BEGIN Provided material
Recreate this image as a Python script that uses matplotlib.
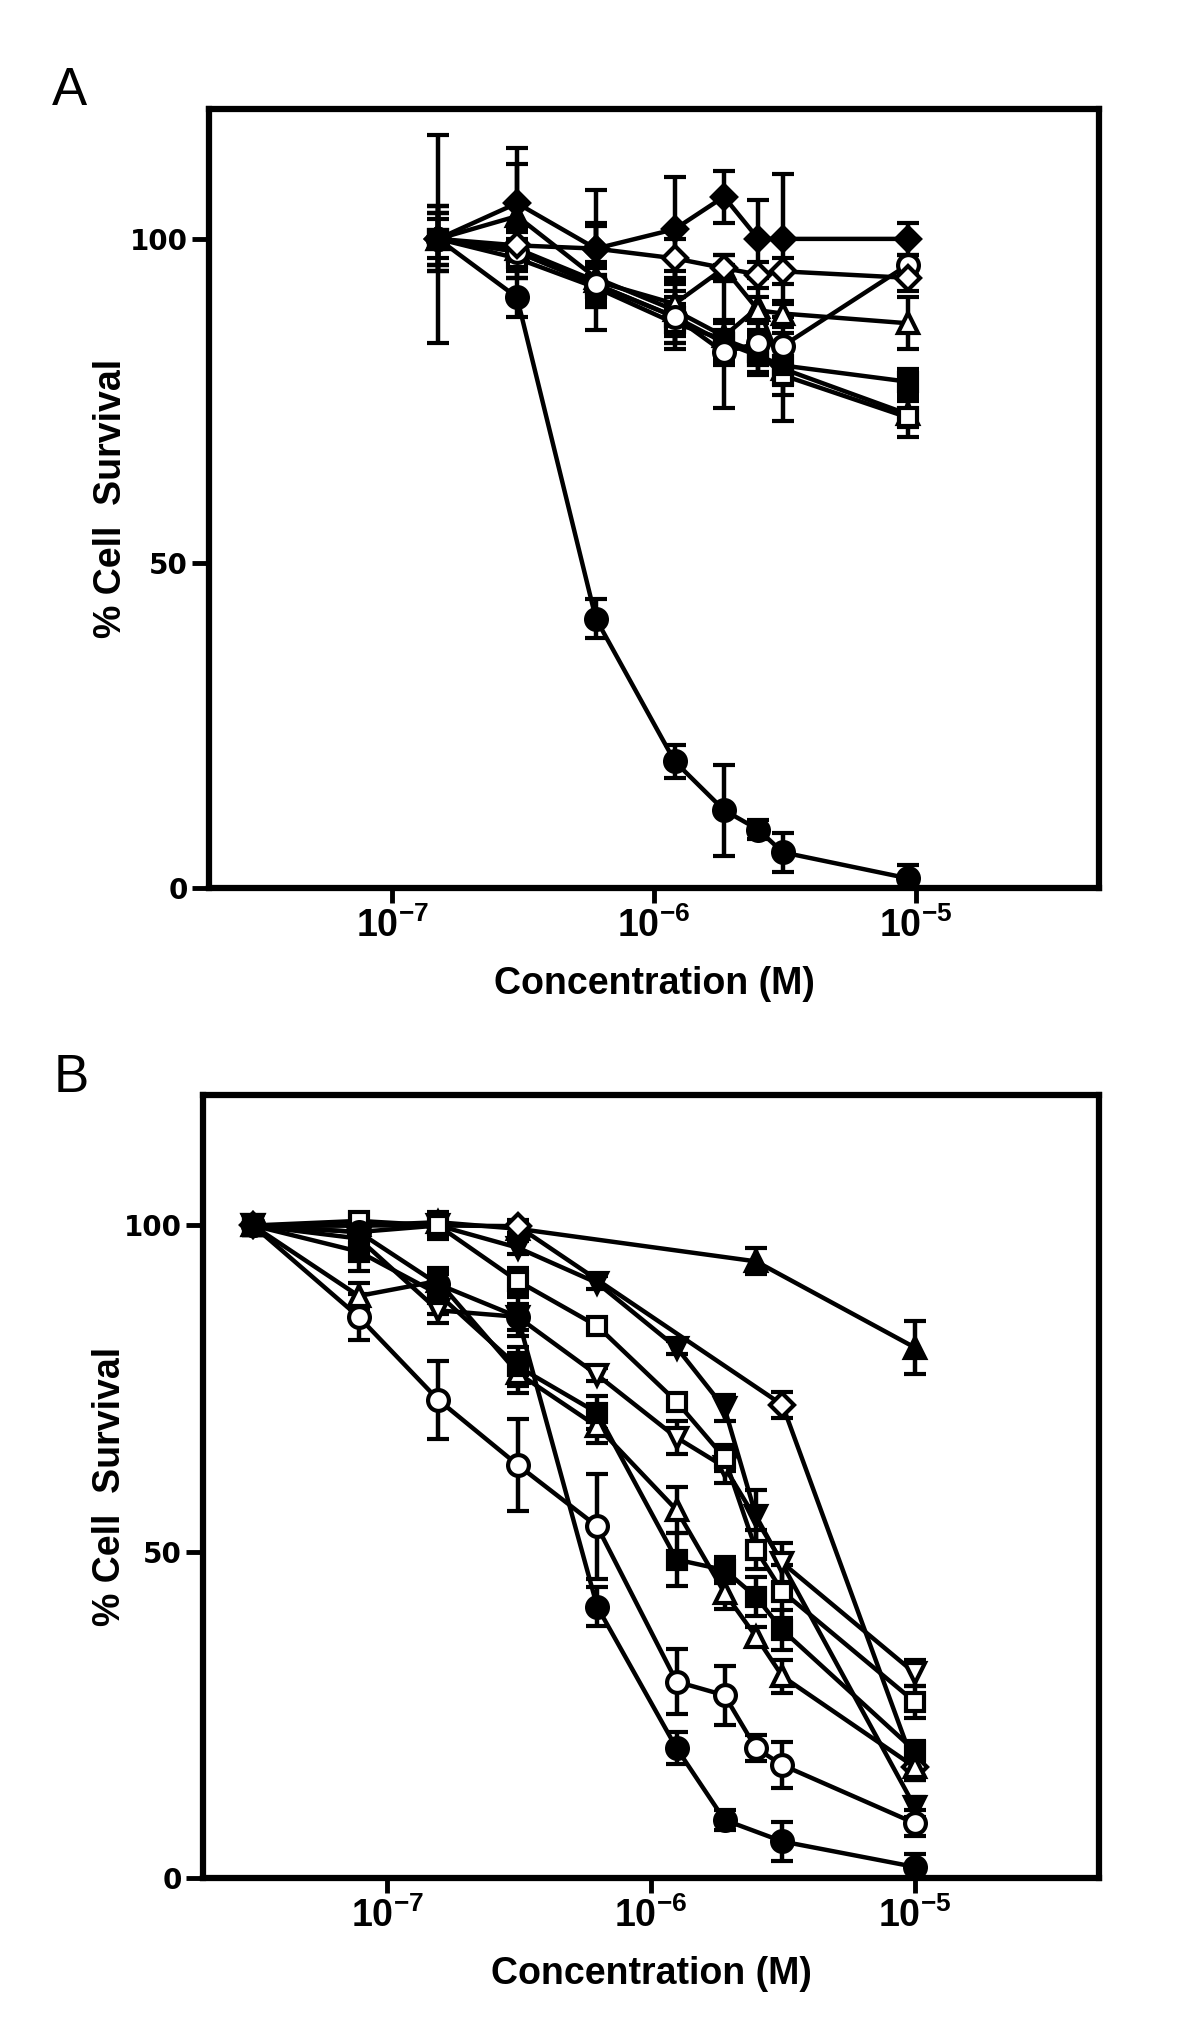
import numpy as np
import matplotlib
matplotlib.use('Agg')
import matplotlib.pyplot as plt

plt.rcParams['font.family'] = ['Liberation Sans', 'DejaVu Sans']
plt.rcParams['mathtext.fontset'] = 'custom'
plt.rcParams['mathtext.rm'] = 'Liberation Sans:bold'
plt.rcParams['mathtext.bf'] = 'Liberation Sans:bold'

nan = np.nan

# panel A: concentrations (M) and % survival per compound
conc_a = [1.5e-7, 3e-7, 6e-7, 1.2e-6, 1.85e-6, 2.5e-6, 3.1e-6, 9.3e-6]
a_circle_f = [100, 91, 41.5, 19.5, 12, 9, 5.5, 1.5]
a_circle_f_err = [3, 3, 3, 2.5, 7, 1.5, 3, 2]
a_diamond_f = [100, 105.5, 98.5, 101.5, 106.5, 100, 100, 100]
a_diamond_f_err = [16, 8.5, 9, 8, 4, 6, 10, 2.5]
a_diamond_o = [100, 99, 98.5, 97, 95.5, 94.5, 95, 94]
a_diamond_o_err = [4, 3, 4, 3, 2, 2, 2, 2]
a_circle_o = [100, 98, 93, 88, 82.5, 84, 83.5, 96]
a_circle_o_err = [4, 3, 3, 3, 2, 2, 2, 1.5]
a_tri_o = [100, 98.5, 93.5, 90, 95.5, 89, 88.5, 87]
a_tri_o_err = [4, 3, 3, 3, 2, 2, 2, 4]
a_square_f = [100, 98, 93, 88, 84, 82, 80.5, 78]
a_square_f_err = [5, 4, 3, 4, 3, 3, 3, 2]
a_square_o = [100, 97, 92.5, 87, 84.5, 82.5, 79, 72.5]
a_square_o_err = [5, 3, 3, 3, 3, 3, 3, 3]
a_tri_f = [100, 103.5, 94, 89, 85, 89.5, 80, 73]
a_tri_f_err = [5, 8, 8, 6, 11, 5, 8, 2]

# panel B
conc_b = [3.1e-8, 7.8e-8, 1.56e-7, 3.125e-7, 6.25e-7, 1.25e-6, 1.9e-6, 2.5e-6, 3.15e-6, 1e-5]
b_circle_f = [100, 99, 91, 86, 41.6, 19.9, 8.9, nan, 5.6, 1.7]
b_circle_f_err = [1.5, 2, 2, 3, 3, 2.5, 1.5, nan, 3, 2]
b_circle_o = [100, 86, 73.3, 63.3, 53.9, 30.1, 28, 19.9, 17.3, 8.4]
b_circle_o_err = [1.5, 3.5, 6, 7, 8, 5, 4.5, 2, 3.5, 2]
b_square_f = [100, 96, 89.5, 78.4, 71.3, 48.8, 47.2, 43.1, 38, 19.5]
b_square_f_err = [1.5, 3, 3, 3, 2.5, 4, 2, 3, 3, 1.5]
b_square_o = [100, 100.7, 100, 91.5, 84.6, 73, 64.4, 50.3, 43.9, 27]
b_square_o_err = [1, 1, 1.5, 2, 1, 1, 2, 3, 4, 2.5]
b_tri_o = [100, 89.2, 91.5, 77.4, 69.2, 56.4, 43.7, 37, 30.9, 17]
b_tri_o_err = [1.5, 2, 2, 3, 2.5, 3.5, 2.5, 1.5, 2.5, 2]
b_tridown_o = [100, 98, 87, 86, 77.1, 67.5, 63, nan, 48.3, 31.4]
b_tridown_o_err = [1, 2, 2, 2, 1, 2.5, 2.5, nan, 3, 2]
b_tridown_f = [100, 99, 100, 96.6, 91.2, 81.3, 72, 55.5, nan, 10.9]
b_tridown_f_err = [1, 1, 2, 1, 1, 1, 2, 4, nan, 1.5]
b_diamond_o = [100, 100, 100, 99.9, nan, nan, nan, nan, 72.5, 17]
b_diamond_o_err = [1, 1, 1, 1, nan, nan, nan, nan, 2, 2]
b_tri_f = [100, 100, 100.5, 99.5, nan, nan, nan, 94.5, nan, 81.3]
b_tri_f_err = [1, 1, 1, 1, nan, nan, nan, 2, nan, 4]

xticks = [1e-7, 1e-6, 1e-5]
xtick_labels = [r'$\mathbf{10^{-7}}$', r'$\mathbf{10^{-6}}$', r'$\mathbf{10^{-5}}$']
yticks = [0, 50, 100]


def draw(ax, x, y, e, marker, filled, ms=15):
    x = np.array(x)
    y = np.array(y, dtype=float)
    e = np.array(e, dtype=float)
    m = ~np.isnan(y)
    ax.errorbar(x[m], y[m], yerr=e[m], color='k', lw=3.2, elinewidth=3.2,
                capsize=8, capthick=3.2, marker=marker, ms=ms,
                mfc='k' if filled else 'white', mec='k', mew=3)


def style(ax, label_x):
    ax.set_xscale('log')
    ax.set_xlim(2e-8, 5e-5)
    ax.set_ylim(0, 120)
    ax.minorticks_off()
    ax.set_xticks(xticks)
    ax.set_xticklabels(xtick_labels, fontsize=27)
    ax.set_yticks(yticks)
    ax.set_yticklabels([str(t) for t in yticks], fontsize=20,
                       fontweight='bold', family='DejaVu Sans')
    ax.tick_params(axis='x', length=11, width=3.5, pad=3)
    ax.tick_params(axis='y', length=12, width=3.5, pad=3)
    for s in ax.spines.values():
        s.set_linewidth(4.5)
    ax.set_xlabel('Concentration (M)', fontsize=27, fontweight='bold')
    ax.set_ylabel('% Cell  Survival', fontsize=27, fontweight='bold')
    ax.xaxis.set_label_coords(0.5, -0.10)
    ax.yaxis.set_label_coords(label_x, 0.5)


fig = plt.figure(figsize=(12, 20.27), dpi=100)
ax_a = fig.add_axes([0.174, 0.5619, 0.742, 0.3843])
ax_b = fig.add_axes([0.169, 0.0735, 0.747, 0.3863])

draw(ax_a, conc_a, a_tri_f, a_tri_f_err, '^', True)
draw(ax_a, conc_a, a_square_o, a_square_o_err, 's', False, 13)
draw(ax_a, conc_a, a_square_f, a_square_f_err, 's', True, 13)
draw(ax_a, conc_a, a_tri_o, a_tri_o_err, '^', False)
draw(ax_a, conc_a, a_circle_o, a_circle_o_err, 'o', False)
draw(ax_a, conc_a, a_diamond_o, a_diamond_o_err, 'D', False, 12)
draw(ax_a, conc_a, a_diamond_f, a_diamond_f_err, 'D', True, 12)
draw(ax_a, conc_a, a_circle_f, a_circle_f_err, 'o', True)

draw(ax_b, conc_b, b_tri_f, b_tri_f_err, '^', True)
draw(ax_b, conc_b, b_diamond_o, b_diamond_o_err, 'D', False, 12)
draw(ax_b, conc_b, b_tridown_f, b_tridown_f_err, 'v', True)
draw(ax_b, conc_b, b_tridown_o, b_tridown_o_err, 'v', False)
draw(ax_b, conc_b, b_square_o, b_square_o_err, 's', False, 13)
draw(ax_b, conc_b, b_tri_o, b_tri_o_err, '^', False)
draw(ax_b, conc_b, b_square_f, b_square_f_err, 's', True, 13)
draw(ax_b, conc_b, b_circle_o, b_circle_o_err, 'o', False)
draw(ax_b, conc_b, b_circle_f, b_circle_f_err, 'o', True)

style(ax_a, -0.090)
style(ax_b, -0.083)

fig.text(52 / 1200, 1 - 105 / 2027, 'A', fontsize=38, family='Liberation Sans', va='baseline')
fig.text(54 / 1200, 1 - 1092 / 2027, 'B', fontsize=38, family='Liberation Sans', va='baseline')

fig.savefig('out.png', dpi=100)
END Provided material
## Task objective
Copy out each line of the data where the string "matplotlib" appears.

## Response to the task
Recreate this image as a Python script that uses matplotlib.
import matplotlib
matplotlib.use('Agg')
import matplotlib.pyplot as plt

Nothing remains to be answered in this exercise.